The majority of Irish people prefer to live in the rural areas of the commuter belt rather than central urban settings.
That’s according to Property District CEO Carol Tallon following reports Wicklow has surpassed Dublin as the most expensive county to buy a house.
According to property startup Geovox, the median price of a house in Wicklow is €425,000 compared to €424,000 in Dublin.
Kildare and Meath are also among the highest priced homes in Ireland – and Ms Tallon said it’s because of Irish people’s rural roots.
“There is an element of catch-up taking place,” she told Newstalk Breakfast.
“The urban [prices] did rise [first] and they were at a higher baseline, so the rural baselines tend to lag behind.
Despite that, Ms Tallon said the increased demand for rural houses is not simply due to catch up, or even because of affordability – but because of an Irish desire to live in rural settings.
“For the first time in a generation, people are getting to choose,” she said.

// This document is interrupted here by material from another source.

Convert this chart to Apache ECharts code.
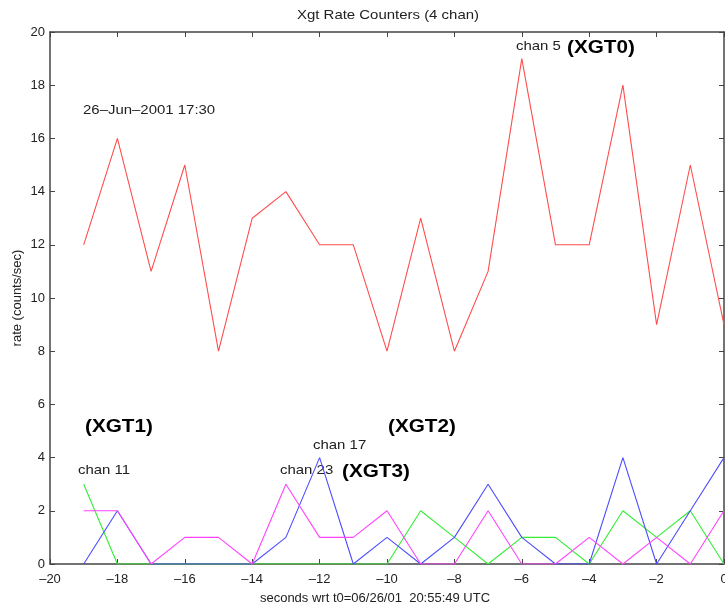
<!DOCTYPE html>
<html>
<head>
<meta charset="utf-8">
<script src="https://cdn.jsdelivr.net/npm/echarts@6/dist/echarts.min.js"></script>
<style>
  html, body { margin: 0; padding: 0; background: #fff; }
  #chart { width: 725px; height: 605px; }
</style>
</head>
<body>
<div id="chart"></div>
<script>
  // seconds relative to t0
  const seconds = [-19, -18, -17, -16, -15, -14, -13, -12, -11, -10, -9, -8, -7, -6, -5, -4, -3, -2, -1, 0]
  // counts/sec per channel
  const xgt0 = [12, 16, 11, 15, 8, 13, 14, 12, 12, 8, 13, 8, 11, 19, 12, 12, 18, 9, 15, 9]
  const xgt1 = [3, 0, 0, 0, 0, 0, 0, 0, 0, 0, 2, 1, 0, 1, 1, 0, 2, 1, 2, 0]
  const xgt2 = [0, 2, 0, 0, 0, 0, 1, 4, 0, 1, 0, 1, 3, 1, 0, 0, 4, 0, 2, 4]
  const xgt3 = [2, 2, 0, 1, 1, 0, 3, 1, 1, 2, 0, 0, 2, 0, 0, 1, 0, 1, 0, 2]

  const pairs = arr => seconds.map((s, i) => [s, arr[i]])

  const font = '"Liberation Sans", Arial, sans-serif'
  const axisColor = '#444'

  const chart = echarts.init(document.getElementById('chart'))

  const lineSeries = (name, data, color) => ({
    name: name,
    type: 'line',
    data: pairs(data),
    symbol: 'none',
    color: color,
    lineStyle: { width: 1.1, color: color },
    animation: false
  })

  // the original text is a bit wide, stretch it a little
  const note = (text, x, y, f, fill) => ({
    type: 'text', x: x, y: y, scaleX: 1.15,
    style: { text: text, font: f + ' ' + font, fill: fill || '#222', verticalAlign: 'middle' }
  })

  // box axes: bottom/left carry labels, top/right only inward ticks
  const boxLine = { onZero: false, lineStyle: { color: axisColor, width: 1.5 } }
  const boxTick = { show: true, inside: true, length: 5, lineStyle: { color: axisColor } }

  chart.setOption({
    backgroundColor: '#fff',
    textStyle: { fontFamily: font },
    grid: { left: 50, right: 1, top: 32, bottom: 41, outerBoundsMode: 'none' },
    xAxis: [
      {
        type: 'value',
        min: -20, max: 0, interval: 2,
        name: 'seconds wrt t0=06/26/01  20:55:49 UTC',
        nameLocation: 'middle',
        nameGap: 28,
        nameTextStyle: { fontSize: 13, color: '#222', padding: [0, 24, 0, 0] },
        axisLine: boxLine,
        axisTick: boxTick,
        axisLabel: {
          fontSize: 13, color: '#222', margin: 9,
          formatter: v => String(v).replace('-', '–')
        },
        splitLine: { show: false }
      },
      {
        type: 'value', position: 'top',
        min: -20, max: 0, interval: 2,
        axisLine: boxLine,
        axisTick: boxTick,
        axisLabel: { show: false },
        splitLine: { show: false }
      }
    ],
    yAxis: [
      {
        type: 'value',
        min: 0, max: 20, interval: 2,
        name: 'rate (counts/sec)',
        nameLocation: 'middle',
        nameGap: 26,
        nameMoveOverlap: false,
        nameTextStyle: { fontSize: 13, color: '#222' },
        axisLine: Object.assign({ show: true }, boxLine),
        axisTick: boxTick,
        axisLabel: { fontSize: 13, color: '#222', margin: 5 },
        splitLine: { show: false }
      },
      {
        type: 'value', position: 'right',
        min: 0, max: 20, interval: 2,
        axisLine: Object.assign({ show: true }, boxLine),
        axisTick: boxTick,
        axisLabel: { show: false },
        splitLine: { show: false }
      }
    ],
    series: [
      lineSeries('XGT0', xgt0, '#ff4d4d'),
      lineSeries('XGT1', xgt1, '#33ee33'),
      lineSeries('XGT2', xgt2, '#4d4dff'),
      lineSeries('XGT3', xgt3, '#ff44ff')
    ],
    graphic: [
      note('Xgt Rate Counters (4 chan)', 297, 15, '13px'),
      note('26–Jun–2001 17:30', 83, 110, '13px'),
      note('chan 5', 516, 46, '13px'),
      note('(XGT0)', 567, 48, 'bold 18px', '#000'),
      note('(XGT1)', 85, 427, 'bold 18px', '#000'),
      note('(XGT2)', 388, 427, 'bold 18px', '#000'),
      note('(XGT3)', 342, 472, 'bold 18px', '#000'),
      note('chan 17', 313, 445, '13px'),
      note('chan 23', 280, 470, '13px'),
      note('chan 11', 78, 470, '13px')
    ]
  })
</script>
</body>
</html>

“They are choosing what is not in line with Government policy on urban development – the reality is the majority [of people] are rural dwellers.
“The majority of Irish people are within two generation of the [rural] land, and when they can choose, they choose open space and to be immersed in nature.”
Ms Tallon said deciding where to buy a home, raise a family and start life is a “once-or-twice-in-a-lifetime decision” and people don’t want to “take risks”.
“People who don't have a choice are choosing the urban setting, but where people do have a choice, they’re choosing the rural setting,” she said.
The desire for rural life goes against Government policy pushing people to the city, according to Ms Tallon.
“We've been talking about it for 10 to 15 years, but policymakers don’t want to hear about it,” she said.
“I’m frustrated by the push towards getting everybody into urban settings and trying to indoctrinate people [into] taller buildings within closer proximity because we know that’s not what people want.”
Cities are improving landscaping, access to nature and their focus on biodiversity – but people still don’t want to “risk” urban living, according to Ms Tallon.
“It’s not even about lack of stock [in the city],” she said. “Even where there are new developments, people are not choosing that because they just don't know what urban developments have to offer,” she said.